_The records_:

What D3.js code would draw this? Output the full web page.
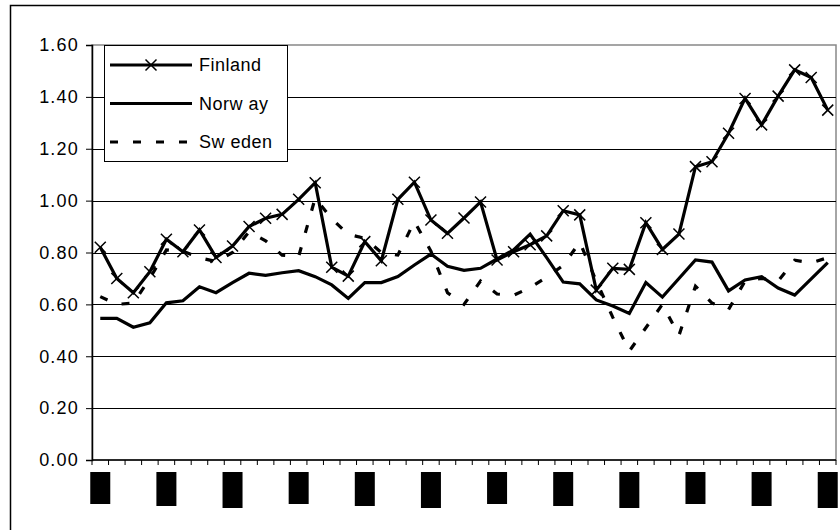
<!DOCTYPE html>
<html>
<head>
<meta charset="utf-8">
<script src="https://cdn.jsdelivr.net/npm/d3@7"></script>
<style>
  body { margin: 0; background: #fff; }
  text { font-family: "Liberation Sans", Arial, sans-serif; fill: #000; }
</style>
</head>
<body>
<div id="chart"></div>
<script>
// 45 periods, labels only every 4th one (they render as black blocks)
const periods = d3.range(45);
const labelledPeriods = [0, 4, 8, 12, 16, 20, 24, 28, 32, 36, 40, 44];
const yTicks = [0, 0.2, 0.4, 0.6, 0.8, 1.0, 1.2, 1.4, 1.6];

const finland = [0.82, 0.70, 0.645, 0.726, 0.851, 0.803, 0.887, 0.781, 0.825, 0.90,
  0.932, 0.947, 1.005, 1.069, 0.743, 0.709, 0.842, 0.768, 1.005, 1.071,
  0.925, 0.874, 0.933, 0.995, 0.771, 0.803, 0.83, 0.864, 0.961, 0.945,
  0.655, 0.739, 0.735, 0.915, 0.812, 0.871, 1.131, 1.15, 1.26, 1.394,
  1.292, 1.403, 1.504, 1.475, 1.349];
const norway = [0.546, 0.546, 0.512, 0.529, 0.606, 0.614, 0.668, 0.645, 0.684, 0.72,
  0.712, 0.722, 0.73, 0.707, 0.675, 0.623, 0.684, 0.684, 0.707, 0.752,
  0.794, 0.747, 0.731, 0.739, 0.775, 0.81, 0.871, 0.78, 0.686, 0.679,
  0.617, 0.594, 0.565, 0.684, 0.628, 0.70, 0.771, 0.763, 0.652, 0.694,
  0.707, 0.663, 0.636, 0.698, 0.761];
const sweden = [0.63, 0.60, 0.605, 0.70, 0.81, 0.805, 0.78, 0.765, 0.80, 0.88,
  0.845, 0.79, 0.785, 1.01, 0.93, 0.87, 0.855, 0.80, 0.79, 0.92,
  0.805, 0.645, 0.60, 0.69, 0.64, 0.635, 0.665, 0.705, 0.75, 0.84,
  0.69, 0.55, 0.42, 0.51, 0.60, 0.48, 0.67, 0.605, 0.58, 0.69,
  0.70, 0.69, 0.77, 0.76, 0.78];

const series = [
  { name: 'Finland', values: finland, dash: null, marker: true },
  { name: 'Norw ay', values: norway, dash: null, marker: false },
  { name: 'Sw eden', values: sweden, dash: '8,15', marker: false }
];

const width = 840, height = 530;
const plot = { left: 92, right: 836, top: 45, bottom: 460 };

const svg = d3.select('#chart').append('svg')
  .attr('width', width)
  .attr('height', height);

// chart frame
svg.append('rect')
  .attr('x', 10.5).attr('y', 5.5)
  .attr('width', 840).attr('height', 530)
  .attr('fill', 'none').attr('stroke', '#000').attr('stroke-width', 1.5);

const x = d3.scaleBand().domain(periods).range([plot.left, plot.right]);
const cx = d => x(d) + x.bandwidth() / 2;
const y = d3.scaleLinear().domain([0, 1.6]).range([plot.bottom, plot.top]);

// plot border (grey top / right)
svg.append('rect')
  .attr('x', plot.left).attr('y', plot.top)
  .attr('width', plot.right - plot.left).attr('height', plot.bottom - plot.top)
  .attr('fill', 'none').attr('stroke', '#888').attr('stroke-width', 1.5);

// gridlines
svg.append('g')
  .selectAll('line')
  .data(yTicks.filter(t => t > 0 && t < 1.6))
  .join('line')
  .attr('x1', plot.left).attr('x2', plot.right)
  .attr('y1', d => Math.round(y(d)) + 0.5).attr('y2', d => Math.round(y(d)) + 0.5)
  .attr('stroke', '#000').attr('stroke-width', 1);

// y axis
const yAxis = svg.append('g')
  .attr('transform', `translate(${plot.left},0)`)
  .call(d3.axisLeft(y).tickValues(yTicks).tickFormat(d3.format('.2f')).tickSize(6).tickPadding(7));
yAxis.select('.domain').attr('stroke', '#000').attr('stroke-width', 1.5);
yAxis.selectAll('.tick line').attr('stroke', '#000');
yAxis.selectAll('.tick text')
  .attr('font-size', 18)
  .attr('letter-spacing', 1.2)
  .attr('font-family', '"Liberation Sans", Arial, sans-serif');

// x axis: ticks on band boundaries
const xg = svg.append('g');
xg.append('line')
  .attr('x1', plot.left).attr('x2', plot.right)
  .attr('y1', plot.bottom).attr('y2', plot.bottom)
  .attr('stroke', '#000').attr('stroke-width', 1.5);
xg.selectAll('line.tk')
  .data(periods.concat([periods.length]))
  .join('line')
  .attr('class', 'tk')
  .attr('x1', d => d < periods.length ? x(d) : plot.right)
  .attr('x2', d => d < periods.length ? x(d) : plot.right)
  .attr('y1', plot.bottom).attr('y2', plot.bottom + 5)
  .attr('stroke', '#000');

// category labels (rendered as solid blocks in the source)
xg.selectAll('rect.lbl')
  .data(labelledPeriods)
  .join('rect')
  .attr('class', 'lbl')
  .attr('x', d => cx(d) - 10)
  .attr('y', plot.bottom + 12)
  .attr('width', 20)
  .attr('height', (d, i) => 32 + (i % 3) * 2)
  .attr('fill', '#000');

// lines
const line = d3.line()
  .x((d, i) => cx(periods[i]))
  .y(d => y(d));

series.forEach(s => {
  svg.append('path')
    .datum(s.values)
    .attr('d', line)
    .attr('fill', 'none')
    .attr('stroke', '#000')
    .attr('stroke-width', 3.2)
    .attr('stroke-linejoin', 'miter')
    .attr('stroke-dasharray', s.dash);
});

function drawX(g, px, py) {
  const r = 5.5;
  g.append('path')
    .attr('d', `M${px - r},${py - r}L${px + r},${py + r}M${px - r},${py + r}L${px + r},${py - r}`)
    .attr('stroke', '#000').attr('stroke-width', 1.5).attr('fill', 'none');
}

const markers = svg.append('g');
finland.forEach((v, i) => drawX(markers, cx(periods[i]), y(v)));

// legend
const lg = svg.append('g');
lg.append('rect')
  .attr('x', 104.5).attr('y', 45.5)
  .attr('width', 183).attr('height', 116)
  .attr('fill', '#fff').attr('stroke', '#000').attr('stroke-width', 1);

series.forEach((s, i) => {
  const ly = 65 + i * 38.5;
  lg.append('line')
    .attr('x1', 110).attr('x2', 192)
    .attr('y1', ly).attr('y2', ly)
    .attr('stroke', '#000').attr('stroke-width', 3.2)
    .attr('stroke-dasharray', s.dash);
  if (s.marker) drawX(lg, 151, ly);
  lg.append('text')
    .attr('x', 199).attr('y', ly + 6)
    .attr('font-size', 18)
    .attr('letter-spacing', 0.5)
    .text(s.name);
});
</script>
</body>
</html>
* * *
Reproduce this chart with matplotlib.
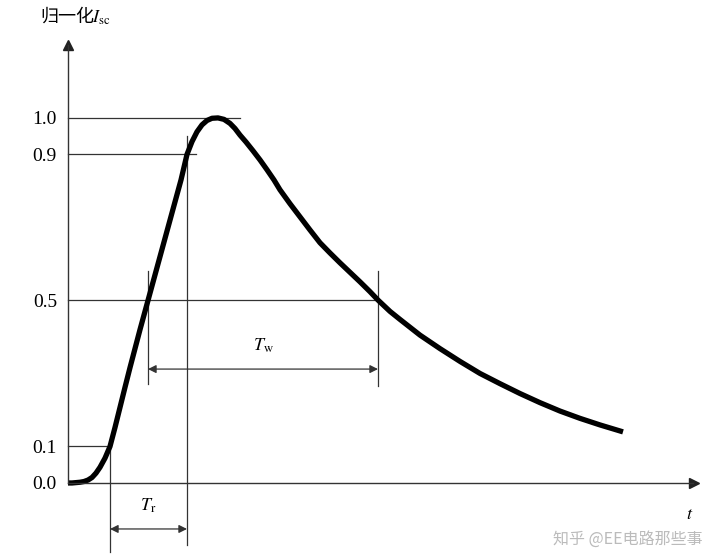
* * *
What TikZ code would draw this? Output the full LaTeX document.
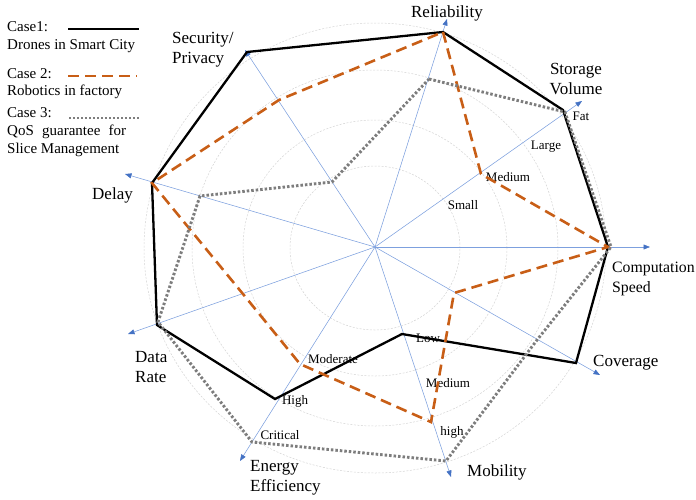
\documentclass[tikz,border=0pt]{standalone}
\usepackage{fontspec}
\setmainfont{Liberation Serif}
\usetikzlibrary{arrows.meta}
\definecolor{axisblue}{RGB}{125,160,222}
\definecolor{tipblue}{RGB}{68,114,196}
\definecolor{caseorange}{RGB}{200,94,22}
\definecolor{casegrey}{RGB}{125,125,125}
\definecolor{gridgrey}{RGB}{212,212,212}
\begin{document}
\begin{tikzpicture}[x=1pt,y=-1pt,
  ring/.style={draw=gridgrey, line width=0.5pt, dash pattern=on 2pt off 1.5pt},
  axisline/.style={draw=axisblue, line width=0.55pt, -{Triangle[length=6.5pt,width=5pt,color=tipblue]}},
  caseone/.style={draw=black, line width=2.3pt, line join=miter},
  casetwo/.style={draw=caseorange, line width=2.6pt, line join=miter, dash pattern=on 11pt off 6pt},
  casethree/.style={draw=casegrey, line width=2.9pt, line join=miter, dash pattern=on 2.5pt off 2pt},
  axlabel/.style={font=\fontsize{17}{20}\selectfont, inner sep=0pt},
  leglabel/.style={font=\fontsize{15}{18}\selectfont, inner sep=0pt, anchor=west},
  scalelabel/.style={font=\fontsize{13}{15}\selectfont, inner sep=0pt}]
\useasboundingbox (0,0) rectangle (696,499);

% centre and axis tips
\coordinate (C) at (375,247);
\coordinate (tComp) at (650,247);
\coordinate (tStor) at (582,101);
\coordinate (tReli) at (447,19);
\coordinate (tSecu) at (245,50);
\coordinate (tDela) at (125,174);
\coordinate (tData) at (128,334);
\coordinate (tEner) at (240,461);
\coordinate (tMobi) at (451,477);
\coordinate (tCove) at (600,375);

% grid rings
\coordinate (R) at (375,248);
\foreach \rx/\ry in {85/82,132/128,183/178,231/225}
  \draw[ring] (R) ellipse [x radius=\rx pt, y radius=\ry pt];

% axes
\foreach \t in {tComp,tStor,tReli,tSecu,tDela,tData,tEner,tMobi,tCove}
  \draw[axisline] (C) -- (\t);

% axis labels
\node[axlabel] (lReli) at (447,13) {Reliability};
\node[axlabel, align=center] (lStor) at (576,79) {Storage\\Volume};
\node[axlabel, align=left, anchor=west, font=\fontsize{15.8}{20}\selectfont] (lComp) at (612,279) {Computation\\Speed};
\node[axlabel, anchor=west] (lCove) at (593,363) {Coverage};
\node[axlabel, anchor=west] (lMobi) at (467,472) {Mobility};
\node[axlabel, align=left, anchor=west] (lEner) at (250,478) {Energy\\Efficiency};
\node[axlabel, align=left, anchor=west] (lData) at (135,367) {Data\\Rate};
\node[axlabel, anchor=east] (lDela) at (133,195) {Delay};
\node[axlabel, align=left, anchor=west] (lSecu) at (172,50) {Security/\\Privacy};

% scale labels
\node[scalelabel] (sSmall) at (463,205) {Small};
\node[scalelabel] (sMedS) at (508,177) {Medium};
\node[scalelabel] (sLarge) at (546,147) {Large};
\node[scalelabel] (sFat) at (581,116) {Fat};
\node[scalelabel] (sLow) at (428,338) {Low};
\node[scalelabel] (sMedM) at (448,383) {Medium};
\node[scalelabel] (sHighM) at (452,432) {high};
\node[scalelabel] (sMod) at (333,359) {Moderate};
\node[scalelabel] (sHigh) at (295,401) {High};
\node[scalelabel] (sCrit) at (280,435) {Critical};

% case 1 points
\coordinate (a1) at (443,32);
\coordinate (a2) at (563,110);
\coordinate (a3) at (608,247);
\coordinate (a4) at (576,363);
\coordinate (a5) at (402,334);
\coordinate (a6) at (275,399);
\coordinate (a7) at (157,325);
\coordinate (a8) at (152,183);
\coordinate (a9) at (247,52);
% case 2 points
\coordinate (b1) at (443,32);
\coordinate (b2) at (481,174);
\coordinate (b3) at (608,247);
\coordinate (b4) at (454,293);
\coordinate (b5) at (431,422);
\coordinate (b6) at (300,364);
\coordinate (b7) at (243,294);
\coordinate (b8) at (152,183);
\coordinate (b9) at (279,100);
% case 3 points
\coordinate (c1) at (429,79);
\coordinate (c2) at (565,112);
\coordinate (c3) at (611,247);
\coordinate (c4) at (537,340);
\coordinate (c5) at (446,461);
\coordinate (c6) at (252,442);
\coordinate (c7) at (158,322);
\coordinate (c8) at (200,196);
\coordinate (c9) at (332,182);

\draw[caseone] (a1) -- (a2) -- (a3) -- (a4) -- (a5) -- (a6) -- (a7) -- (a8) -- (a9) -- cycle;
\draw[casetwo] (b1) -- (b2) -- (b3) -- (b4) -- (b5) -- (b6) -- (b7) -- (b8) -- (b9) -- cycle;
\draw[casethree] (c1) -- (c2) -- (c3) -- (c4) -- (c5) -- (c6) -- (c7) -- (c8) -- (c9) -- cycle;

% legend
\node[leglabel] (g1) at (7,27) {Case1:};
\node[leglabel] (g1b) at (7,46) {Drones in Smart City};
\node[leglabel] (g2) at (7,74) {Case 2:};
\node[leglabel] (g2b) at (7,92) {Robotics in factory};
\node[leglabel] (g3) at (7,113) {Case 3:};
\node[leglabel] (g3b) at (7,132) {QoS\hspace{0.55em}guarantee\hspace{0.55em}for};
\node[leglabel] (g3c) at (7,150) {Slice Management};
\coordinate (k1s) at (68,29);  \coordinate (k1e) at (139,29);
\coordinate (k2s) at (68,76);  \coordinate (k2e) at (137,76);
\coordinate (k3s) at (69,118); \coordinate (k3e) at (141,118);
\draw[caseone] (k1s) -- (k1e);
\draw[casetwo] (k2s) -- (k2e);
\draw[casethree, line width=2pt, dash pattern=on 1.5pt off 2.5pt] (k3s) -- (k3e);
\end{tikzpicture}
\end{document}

_Set exercise_:
Of all the lines above, how many contain the word "would"? Give the number and nothing else.

_Exercise solution_:
2